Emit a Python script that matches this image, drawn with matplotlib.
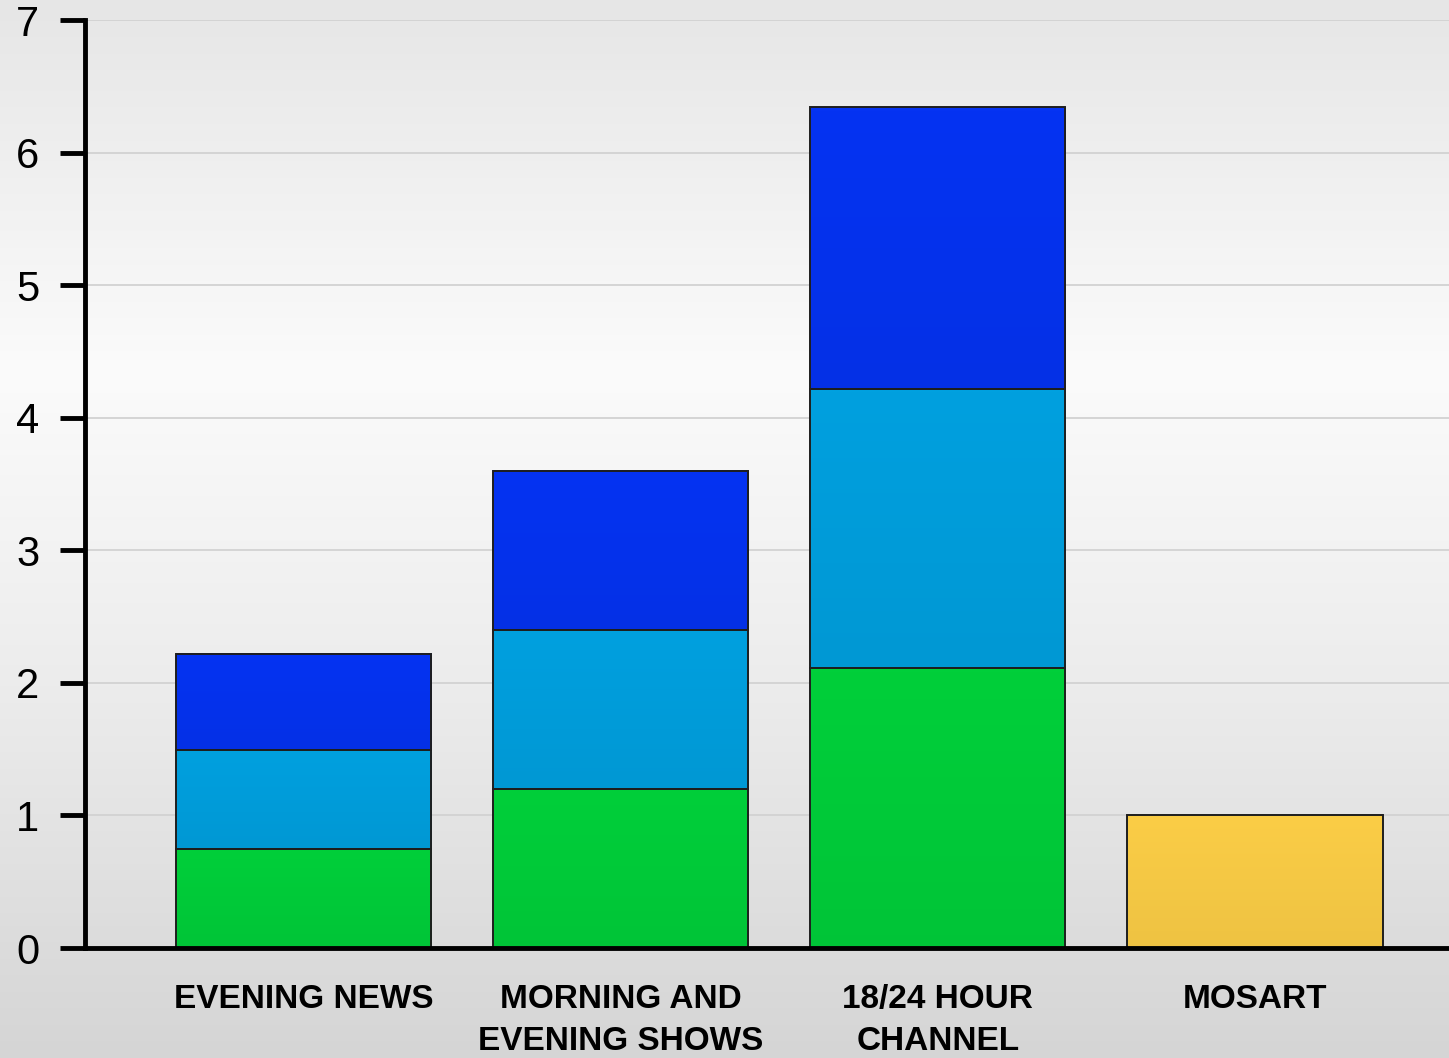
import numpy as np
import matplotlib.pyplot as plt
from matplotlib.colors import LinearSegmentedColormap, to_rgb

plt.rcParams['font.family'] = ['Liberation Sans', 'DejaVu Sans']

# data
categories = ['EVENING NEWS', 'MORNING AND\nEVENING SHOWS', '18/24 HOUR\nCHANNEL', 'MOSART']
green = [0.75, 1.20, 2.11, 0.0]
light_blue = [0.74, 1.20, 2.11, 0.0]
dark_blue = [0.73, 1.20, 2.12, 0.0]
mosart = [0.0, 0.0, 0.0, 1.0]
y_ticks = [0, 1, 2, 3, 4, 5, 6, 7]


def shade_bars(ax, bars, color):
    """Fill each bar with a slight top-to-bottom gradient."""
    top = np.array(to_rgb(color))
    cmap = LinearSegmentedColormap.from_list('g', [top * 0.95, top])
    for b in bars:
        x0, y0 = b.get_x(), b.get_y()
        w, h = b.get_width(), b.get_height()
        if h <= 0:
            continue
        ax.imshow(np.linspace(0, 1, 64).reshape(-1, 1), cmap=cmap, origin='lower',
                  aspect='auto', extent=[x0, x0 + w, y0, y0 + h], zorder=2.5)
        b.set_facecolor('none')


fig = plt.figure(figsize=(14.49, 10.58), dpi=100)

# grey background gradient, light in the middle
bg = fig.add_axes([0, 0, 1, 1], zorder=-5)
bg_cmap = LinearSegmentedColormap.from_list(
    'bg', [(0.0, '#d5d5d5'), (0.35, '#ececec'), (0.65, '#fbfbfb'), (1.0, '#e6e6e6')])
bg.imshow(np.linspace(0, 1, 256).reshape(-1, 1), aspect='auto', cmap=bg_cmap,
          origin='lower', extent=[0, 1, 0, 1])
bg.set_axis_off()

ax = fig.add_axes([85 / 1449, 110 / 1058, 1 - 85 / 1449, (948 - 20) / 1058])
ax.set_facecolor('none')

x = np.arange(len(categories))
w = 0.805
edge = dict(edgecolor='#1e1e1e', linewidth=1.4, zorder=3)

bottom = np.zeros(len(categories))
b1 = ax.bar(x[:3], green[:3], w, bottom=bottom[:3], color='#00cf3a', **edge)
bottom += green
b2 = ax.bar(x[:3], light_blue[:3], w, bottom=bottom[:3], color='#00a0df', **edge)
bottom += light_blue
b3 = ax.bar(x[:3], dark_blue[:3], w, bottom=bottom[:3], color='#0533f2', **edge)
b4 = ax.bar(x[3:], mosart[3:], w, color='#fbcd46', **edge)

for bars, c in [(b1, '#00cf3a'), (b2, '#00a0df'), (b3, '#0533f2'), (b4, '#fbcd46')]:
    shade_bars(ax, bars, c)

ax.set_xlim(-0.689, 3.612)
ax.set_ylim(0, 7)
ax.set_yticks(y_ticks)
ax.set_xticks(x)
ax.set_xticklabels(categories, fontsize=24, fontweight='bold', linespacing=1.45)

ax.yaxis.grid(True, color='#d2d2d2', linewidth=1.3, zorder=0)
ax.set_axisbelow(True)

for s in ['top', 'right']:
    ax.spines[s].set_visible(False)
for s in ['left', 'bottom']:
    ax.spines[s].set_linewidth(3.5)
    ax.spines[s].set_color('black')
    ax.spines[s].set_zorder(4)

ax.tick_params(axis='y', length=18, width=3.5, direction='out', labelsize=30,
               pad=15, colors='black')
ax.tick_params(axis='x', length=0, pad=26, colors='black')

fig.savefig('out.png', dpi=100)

___

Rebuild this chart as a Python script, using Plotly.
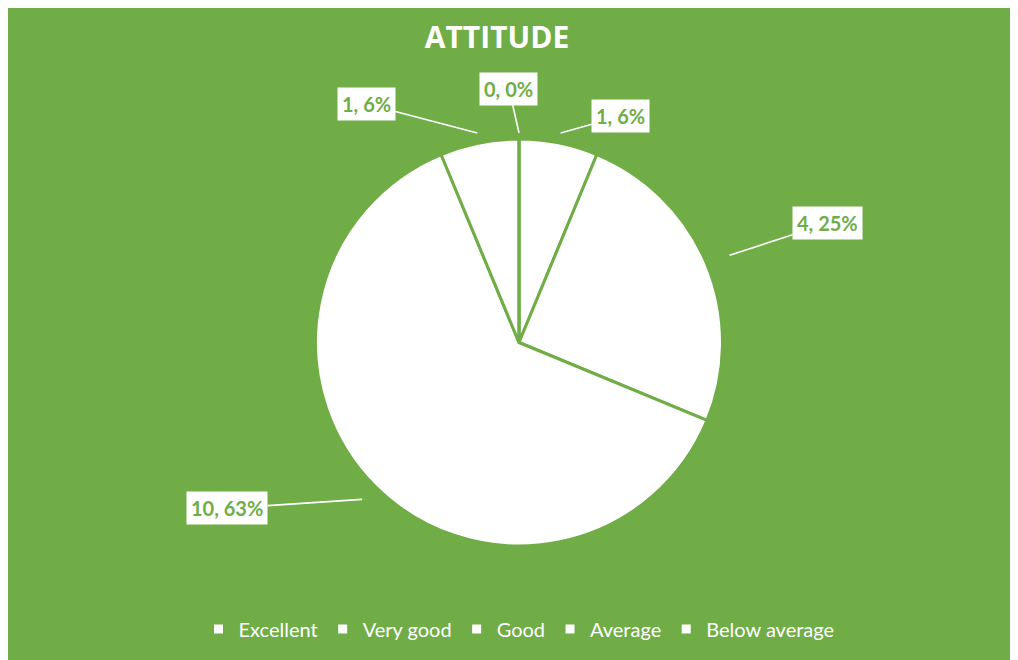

___

- _Exercise description_: From the records above, copy only the lines running from the line holding "Emit a Python" through the line holding "plt.rcParams['font.family'] = ['Liberation", with no pictures.

- _Written answer_:
Emit a Python script that matches this image, drawn with matplotlib.
import numpy as np
import matplotlib.pyplot as plt
from matplotlib.colors import LinearSegmentedColormap, to_rgb

plt.rcParams['font.family'] = ['Liberation Sans', 'DejaVu Sans']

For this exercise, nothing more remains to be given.